La famine et la lèpre en Éthiopie, la répression à Saint Domingue, l’épidémie de variole en Inde… À la même époque, Hoepker sillonne la planète pour parler des crises marquantes avec des images rigoureuses, à l’écart de tout sensationnalisme. Des compositions réfléchies qui apparaissent comme le témoignage du passage d’un monde à l’autre dont certaines, plusieurs décennies plus tard, marquent toujours les consciences. Mythiques, nombreuses des images de Hoepker le sont devenues, comme les Love-birds in Rome réalisée en 1956, issue de ses premiers travaux monochromes. Hoepker met un point d’honneur à photographier ses sujets sans compromettre ce qu’ils sont : “Pour moi, il a toujours été plus important de disposer de temps que d’honoraires, car j’ai besoin de me familiariser avec les sujets et d’apprendre à les connaître. Il faut comprendre beaucoup de choses, et c’est alors que l’on voit différemment.”
En 1974, le photoreporter accompagne son épouse la journaliste Eva Windmöller – au Stern également, et devient alors l’un des rares photographes de l’Ouest à obtenir une accréditation pour se rendre “de l’autre côté”. Ensemble, ils documentent la vie quotidienne depuis leur quartier de Berlin-Est, situé dans le carré diplomatique.

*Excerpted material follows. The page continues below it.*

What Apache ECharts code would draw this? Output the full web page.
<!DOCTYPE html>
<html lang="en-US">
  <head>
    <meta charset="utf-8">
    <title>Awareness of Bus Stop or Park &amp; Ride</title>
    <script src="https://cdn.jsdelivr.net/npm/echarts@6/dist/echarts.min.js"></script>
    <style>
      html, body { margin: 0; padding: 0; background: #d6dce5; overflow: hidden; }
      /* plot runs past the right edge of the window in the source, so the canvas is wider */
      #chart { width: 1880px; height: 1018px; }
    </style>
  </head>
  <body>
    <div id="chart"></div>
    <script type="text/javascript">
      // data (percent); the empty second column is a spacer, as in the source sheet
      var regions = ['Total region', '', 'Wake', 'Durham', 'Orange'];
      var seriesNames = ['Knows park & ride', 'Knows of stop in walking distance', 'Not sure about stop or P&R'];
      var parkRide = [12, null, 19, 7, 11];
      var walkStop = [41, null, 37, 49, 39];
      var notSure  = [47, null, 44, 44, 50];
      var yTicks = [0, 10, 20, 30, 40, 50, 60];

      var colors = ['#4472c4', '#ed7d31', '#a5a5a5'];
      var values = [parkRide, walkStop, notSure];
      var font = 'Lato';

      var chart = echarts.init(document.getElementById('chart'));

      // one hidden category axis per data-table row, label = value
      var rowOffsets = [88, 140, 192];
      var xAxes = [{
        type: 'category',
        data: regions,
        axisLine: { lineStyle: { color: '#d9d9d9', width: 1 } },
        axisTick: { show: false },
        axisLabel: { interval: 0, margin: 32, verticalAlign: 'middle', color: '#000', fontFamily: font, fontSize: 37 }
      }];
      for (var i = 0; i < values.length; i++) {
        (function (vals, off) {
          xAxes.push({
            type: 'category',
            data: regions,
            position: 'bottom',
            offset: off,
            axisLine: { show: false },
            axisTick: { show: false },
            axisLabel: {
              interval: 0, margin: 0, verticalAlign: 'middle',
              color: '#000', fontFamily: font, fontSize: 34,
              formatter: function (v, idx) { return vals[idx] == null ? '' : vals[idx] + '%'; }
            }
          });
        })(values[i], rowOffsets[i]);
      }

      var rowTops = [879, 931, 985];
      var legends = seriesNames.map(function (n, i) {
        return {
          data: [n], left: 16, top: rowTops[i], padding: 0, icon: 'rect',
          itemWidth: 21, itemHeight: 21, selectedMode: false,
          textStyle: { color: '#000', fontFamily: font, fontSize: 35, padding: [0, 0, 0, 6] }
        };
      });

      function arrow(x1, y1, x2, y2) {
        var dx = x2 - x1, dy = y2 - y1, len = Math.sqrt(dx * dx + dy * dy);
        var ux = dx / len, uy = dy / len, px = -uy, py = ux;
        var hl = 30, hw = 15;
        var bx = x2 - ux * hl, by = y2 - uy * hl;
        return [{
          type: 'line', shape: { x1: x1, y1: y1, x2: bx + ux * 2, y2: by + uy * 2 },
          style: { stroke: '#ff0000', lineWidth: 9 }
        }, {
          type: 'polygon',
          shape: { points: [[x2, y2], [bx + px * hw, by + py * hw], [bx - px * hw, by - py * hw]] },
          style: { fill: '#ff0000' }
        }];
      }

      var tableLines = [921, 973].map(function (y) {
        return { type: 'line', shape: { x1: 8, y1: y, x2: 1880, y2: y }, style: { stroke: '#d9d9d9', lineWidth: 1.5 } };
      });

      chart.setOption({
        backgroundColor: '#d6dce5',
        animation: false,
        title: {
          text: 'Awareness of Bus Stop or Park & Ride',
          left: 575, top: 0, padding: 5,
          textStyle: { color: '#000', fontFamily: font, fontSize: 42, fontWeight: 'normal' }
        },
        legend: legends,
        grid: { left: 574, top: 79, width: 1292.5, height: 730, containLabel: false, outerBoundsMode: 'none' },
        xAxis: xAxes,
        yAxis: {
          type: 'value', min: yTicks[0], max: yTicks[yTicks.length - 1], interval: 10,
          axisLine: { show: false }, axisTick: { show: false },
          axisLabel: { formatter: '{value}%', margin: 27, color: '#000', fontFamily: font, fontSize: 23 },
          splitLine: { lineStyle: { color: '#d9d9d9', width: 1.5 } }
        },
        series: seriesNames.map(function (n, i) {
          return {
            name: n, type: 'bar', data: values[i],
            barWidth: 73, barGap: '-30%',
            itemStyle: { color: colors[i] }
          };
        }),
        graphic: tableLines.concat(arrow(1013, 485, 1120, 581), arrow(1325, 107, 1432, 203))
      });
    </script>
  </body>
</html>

Hoepker capture en couleur cette Allemagne “grise” où seul le rouge communiste transperce : une foule de soldats en uniformes vert forêt contrastant avec les drapeaux rouges lors d’un rassemblement militaire à Treptow, la Skoda écarlate s’accordant avec les chaussettes sous des sandales en cuir de ce vacancier à Rügen, le tout résonnant avec la façade rouge, encore, de l’immeuble de Plattenbauten à Halle-Neustadt… Hoepker fabrique des images dont la valeur suggestive revêt un pouvoir symbolique. Une façon de raconter les grandes cases historiques d’un autre spectre, avec une capacité à en saisir l’intimité : ces jeunes qui s’offrent une parenthèse à deux lors d’un spectacle militaire aérien à Magdeburg fixent l’Histoire à jamais.
Noémie de Bellaigue
“Thomas Hoepker : Intimate History”, jusqu’au 7 mai 2023.